Traders look ahead to Fed minutes

The Federal Reserve’s release of it’s Jan. 31-Feb. 1 meeting minutes could be a market-moving event this week, as traders continue to search for clues on the central bank’s next policy moves.

The minutes are slated for release Wednesday at 2 p.m. At that meeting, the central bank hiked rates by 25 basis points and noted it expects “ongoing” increases.

Last week, St. Louis Fed President James Bullard said a 50 basis point rate hike can’t be ruled out at the next meeting. He also said he advocated for such a rate increase at the most-recent meeting.

— Fred Imbert

Tech stocks seeing lots of short covering, Goldman Sachs says

Many of the traders who were short tech are unwinding those positions, Goldman Sachs said.
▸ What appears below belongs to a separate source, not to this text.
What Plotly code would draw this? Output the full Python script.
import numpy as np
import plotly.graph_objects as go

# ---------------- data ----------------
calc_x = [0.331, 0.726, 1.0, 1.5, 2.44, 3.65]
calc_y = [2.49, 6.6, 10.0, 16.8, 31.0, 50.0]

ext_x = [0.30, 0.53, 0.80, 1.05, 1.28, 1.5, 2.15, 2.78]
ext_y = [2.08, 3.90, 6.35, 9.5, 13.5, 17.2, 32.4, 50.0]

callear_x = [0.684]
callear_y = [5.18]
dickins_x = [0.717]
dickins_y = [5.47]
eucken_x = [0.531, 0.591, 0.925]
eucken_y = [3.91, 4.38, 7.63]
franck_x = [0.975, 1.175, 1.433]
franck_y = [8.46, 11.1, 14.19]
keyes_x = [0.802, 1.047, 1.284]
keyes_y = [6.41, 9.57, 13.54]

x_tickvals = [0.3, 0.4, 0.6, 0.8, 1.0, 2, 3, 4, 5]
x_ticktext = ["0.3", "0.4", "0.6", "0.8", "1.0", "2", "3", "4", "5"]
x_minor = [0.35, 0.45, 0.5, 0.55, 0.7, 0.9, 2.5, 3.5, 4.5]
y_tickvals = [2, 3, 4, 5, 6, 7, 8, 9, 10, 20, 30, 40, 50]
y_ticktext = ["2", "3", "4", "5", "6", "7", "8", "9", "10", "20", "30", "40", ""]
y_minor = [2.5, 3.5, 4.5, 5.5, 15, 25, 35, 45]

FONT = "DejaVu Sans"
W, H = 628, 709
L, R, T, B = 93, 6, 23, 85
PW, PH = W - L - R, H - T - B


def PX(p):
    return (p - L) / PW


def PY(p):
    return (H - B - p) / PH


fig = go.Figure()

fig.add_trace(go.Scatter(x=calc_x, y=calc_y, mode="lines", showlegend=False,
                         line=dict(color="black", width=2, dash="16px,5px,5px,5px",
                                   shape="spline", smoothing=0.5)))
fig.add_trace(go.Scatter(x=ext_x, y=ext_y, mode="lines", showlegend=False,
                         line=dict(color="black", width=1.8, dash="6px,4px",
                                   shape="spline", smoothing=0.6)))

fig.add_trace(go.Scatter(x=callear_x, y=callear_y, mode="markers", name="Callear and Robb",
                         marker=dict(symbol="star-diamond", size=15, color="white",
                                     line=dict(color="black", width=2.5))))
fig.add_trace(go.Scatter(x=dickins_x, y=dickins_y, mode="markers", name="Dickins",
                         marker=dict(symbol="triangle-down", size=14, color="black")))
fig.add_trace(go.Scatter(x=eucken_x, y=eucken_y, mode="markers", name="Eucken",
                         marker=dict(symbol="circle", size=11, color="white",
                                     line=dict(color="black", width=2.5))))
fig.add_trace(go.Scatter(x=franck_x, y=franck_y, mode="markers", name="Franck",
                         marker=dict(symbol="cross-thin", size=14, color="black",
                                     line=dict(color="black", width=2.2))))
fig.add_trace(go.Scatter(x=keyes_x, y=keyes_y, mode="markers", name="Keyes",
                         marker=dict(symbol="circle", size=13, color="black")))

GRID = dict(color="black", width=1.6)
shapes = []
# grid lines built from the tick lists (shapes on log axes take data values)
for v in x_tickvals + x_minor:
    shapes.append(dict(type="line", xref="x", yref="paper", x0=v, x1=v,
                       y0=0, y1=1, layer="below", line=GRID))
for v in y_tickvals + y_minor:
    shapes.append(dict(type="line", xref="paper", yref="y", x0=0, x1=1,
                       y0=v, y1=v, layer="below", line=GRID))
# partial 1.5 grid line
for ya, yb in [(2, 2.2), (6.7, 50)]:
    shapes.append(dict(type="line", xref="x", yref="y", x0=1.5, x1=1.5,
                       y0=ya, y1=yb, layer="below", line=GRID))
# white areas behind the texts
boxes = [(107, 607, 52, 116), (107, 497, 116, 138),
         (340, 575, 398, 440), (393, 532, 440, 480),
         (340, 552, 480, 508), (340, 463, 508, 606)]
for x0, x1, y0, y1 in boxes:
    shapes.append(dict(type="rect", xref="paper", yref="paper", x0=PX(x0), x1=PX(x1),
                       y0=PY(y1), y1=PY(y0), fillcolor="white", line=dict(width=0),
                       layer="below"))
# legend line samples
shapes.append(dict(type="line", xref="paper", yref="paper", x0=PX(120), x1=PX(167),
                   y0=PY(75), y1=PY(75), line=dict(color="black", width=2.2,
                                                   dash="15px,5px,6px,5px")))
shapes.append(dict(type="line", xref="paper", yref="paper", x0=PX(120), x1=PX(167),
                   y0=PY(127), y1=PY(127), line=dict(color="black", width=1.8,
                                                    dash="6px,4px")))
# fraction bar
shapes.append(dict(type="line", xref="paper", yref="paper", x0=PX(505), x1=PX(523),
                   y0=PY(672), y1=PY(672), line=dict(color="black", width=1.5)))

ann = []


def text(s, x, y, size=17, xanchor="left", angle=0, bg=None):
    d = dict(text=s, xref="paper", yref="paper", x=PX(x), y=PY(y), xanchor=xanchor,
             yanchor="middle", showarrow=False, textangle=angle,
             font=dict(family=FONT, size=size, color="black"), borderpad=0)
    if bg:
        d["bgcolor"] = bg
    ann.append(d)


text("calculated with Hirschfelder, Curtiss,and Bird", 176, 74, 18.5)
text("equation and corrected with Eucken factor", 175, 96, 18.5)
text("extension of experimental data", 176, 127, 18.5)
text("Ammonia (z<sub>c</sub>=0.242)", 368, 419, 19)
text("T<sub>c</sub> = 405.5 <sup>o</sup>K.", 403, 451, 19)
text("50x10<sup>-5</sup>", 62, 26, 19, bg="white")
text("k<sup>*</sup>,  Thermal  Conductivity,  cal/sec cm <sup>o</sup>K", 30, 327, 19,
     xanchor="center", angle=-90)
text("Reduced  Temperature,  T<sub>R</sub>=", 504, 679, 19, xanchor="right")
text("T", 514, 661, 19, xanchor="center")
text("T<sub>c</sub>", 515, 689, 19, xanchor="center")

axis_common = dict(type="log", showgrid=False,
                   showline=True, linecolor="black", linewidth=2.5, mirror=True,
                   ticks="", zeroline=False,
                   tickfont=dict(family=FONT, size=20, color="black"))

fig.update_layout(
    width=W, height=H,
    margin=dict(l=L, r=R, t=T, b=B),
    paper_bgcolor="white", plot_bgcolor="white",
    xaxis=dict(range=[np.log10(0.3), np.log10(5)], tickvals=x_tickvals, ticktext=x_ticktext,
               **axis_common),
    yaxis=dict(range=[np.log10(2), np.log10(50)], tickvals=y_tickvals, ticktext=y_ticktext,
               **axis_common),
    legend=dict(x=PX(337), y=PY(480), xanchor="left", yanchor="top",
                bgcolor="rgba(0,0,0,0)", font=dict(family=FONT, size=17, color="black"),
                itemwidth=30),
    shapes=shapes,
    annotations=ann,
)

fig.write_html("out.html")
Strategists at the bank noted that, over the past 12 trading day, buying on U.S. tech names has been mainly driven by short covering “and to a much lesser extent long buys.”
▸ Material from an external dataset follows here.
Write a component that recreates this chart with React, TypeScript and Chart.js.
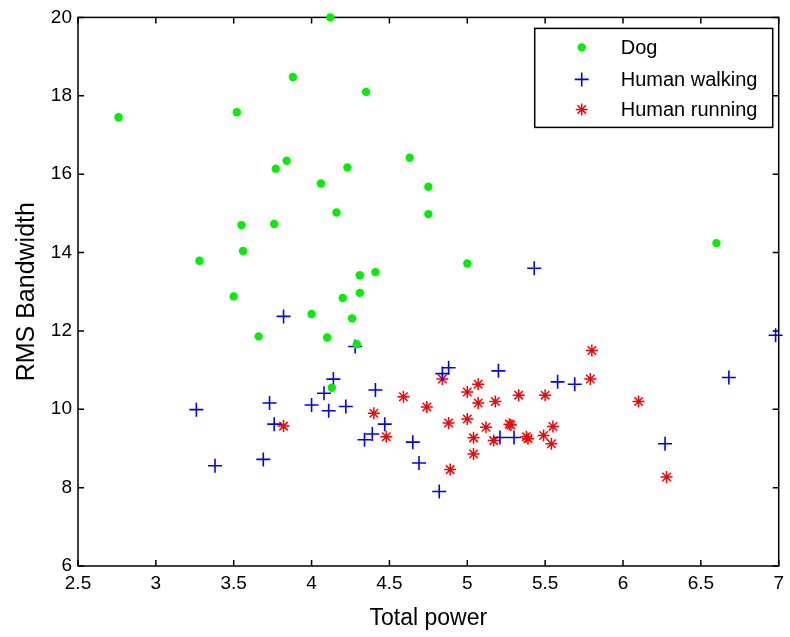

“In cumulative notional terms, the short covering in US Tech stocks from Jan 31st to Feb 15th is the second largest in magnitude over any 12-day period in the past decade and ranks in the 99.5th percentile,” Goldman said.

— Fred Imbert, Michael Bloom

Stock futures open lower

U.S. stock futures got off to a rough start Monday night. Dow and S&P 500 futures lost 0.3% and 0.2%, respectively. Nasdaq-100 futures also dipped 0.2%.